Eine ähnliche Position vertritt auch die OSTTHÜRINGER ZEITUNG aus Gera:

"Ganz unlogisch klingen die Forderungen aus Düsseldorf nicht. Auch im bevölkerungsreichsten Bundesland gibt es arme Schlucker unter den Städten und Gemeinden. Die nehmen, weil selbst bis über beide Ohren verschuldet, sogar Kredite auf, um ihre Verpflichtungen für den Aufbau Ost finanzieren zu können. Ist es den Duisburgern und Dortmundern deshalb zu verdenken, wenn sie Anteile aus dem Solidarpakt verlangen, die in Ostdeutschland entgegen den gesetzlichen Regelungen zweckentfremdet eingesetzt werden?"

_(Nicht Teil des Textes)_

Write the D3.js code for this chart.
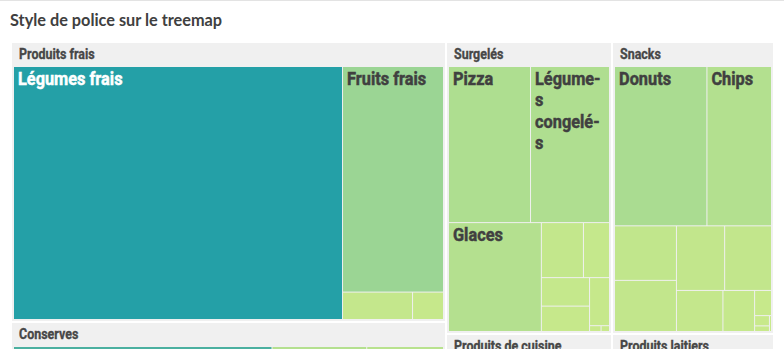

Die OSTSEE-ZEITUNG aus Rostock gibt zu bedenken:

"Städte wie Duisburg oder Gelsenkirchen haben in ihren Etats nicht wegen des Solidarpakts Millionenlöcher, sondern weil sie falsch und nicht zukunftsorientiert gewirtschaftet haben. Die Idee, Gelder aus diesem System abzuziehen und als monetäre Tröpfcheninfektion West- Kommunen zum Stopfen von Haushaltslöchern zu spenden, zeugt von finanzpolitischer Ahnungslosigkeit. So versickern Fördergelder zweckentfremdet ohne intensive Kraft. Aber in dieser Weise argumentieren Sozialdemokraten ja schon länger: Missgunst fördernd und fiskalisch kurzsichtig."

Die LEIPZIGER VOLKSZEITUNG kommentiert:

"Dass mit Blick auf die Transferleistungen bei manchen West-Bürgermeistern Neid auf die Kollegen im Osten aufkommt, ist verständlich. Daraus aber den Automatismus abzuleiten, falsch verwendete Soli-Mittel wieder einzufordern, ist platte Polemik. Das Transfer-Prinzip ist bis 2019 festgeschrieben, es kann nicht um seine Aushebelung gehen. Höchstens darum, dass einige Länder im Osten ihre Hausaufgaben beim Einsatz der Mittel besser machen müssen. Darauf hinzuweisen ist legitim, egal von welcher Seite."